Veio São Miguel Arcanjo.
Veio Osho
... e a galera toda!

Mas... é só o tempo. O analgésico da vida. 


quarta-feira, 3 de janeiro de 2018

carta pro filho 3

Ontem desenhamos desejos para este novo ano. Eu fiz uma casa na praia com gramado, coqueiro e rede de balançar. Você me ajudou a colorir e depois desenhou um sol. Mas o que ontem era uma garatuja, do dia pra noite se transformou num sol com raios. A surpresa de ver brotar daquele papel formas mais conhecidas por mim, me fez brilhar os olhos, como um passo antes da escrita.

Nestes dias de férias, em que a intensidade da convivência não é pouca bobagem, testemunhar suas conquistas tem me feito chorar. A cada pedalada na sua bici nova, você abre um sorriso de satisfação que nunca vi em nenhum outro rosto. É um milagre. E quando você cai, meu coração vem até a garganta, mas você se levanta, limpa a mão na camiseta e sorri. Você é tão corajoso, curioso e valente, filho. Admiro muito isso em você. Observo sua sede de autonomia, seu ânimo de viver, sua doçura bruta, sua desobediência civil: você é a criança que eu gostaria de ter sido. Você brilha.

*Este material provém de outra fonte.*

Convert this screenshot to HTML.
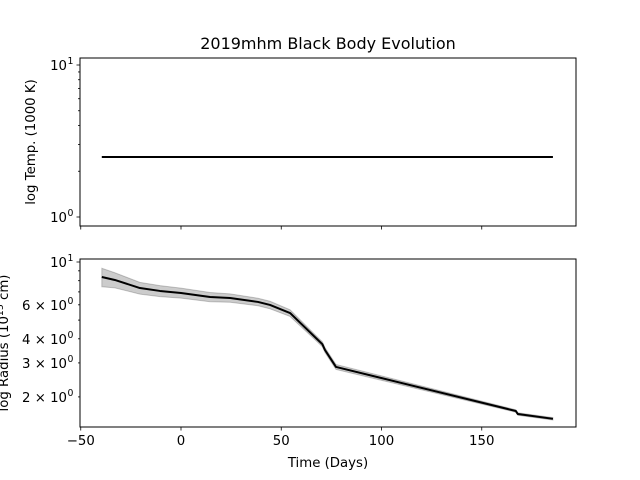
<!DOCTYPE html>
<html><head><meta charset="utf-8"><style>
html,body{margin:0;padding:0;background:#fff;}
svg{display:block;font-family:"DejaVu Sans","Liberation Sans",sans-serif;}
</style></head><body>
<svg id="chart" width="640" height="480" viewBox="0 0 640 480"></svg>
<script>
const days = [-39.5,-33,-20.5,-10.5,0,14.5,24.5,38.4,44.4,54.4,67.8,70.5,71.8,77.3,167,168,185.5];
const radius = [8.36,8.07,7.33,7.08,6.91,6.59,6.51,6.21,5.99,5.44,3.99,3.75,3.50,2.86,1.69,1.63,1.54];
const radiusErrFrac = [0.11,0.09,0.07,0.065,0.06,0.055,0.05,0.045,0.045,0.04,0.03,0.03,0.03,0.03,0.015,0.015,0.015];
const tempDays = [-39.5,185.5];
const temp = [2.48,2.48];
const xTicks = [-50,0,50,100,150];
const radMajor = [10];
const radLabeled = [6,4,3,2];
const radLabels = ["6 × 10","4 × 10","3 × 10","2 × 10"];
const tempMajor = [1,10];

const NS="http://www.w3.org/2000/svg";
const svg=document.getElementById('chart');
function mk(tag,attrs,parent){const e=document.createElementNS(NS,tag);for(const k in attrs)e.setAttribute(k,attrs[k]);(parent||svg).appendChild(e);return e;}
const L=80,R=576;
const FS=13.3, SS=9.3;
const x=d=>181+d*2.005;
const yT=v=>217-Math.log10(v)*152;
const yR=v=>262+(1-Math.log10(v))*193;

let t=mk('text',{x:328,y:49,'text-anchor':'middle','font-size':16});t.textContent='2019mhm Black Body Evolution';



// ---- top panel
let g1=mk('g',{});


let tp=tempDays.map((d,i)=>x(d)+','+yT(temp[i])).join(' ');
let tl=mk('polyline',{points:tp,fill:'none',stroke:'#000','stroke-width':2},g1);


let f1=mk('rect',{x:L,y:58,width:R-L,height:168,fill:'none',stroke:'#000','stroke-width':1},g1);


for(let m=2;m<=9;m++){mk('line',{x1:L,x2:L-2,y1:yT(m),y2:yT(m),stroke:'#000','stroke-width':0.8},g1);}
tempMajor.forEach((v,i)=>{mk('line',{x1:L,x2:L-3.5,y1:yT(v),y2:yT(v),stroke:'#000','stroke-width':0.8},g1);
 let tx=mk('text',{x:67,y:yT(v)+5,'text-anchor':'end','font-size':FS},g1);tx.textContent='10';
 let sp=mk('text',{x:67.5,y:yT(v)-1,'font-size':SS},g1);sp.textContent=i==0?'0':'1';
 
 });
xTicks.forEach(d=>mk('line',{x1:x(d),x2:x(d),y1:226,y2:229.5,stroke:'#000','stroke-width':0.8},g1));
let yl1=mk('text',{transform:'translate(35,142) rotate(-90)','text-anchor':'middle','font-size':FS},g1);yl1.textContent='log Temp. (1000 K)';



// ---- bottom panel
let g2=mk('g',{});


let up=days.map((d,i)=>x(d)+','+yR(radius[i]*(1+radiusErrFrac[i])));
let lo=days.map((d,i)=>x(d)+','+yR(radius[i]*(1-radiusErrFrac[i]))).reverse();
let band=mk('polygon',{points:up.concat(lo).join(' '),fill:'#000','fill-opacity':0.2,stroke:'#000','stroke-opacity':0.2,'stroke-width':1},g2);


let rl=mk('polyline',{points:days.map((d,i)=>x(d)+','+yR(radius[i])).join(' '),fill:'none',stroke:'#000','stroke-width':2,'stroke-linejoin':'round'},g2);


let f2=mk('rect',{x:L,y:259,width:R-L,height:168,fill:'none',stroke:'#000','stroke-width':1},g2);


for(let m=2;m<=9;m++){mk('line',{x1:L,x2:L-2,y1:yR(m),y2:yR(m),stroke:'#000','stroke-width':0.8},g2);}
radMajor.forEach(v=>{mk('line',{x1:L,x2:L-3.5,y1:yR(v),y2:yR(v),stroke:'#000','stroke-width':0.8},g2);
 let tx=mk('text',{x:67,y:yR(v)+5,'text-anchor':'end','font-size':FS},g2);tx.textContent='10';
 let sp=mk('text',{x:67.5,y:yR(v)-1,'font-size':SS},g2);sp.textContent='1';
 
 });
radLabeled.forEach((v,i)=>{let tx=mk('text',{x:67,y:yR(v)+5,'text-anchor':'end','font-size':FS},g2);tx.textContent=radLabels[i];
 let sp=mk('text',{x:67.5,y:yR(v)-1,'font-size':SS},g2);sp.textContent='0';
 
 });
xTicks.forEach(d=>{mk('line',{x1:x(d),x2:x(d),y1:427,y2:430.5,stroke:'#000','stroke-width':0.8},g2);
 let tx=mk('text',{x:x(d),y:445,'text-anchor':'middle','font-size':FS},g2);tx.textContent=d<0?'−'+(-d):String(d);
 
 });
let xl=mk('text',{x:328,y:467,'text-anchor':'middle','font-size':FS},g2);xl.textContent='Time (Days)';


let yl2=mk('text',{transform:'translate(8,343) rotate(-90)','text-anchor':'middle','font-size':FS},g2);
yl2.innerHTML='log Radius (10<tspan dy="-5" font-size="9.3">15</tspan><tspan dy="5"> cm)</tspan>';


</script>
</body></html>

Quero me contaminar pelo seu riso frouxo. E ouvir atentamente seus ensinamentos com o coração aberto: "Cada um tem seu jeito de fazer as coisas, mamãe" ou "Você precisa aceitar o nonno como ele é", ou ainda "Mangia che ti fa bene!". 
  
Nesta insana proximidade, agradeço a oportunidade de nos reconectarmos - como fizemos nas férias de julho. Agradeço por perceber como sou boba quando perco a paciência por besteiras, como repito contigo os mesmos erros que cometeram comigo. Preciso calibrar minhas emoções pra dar conta de tantos aprendizados. Gratidão por ter me escolhido para te maternar, meu pequeno-grande Mestre.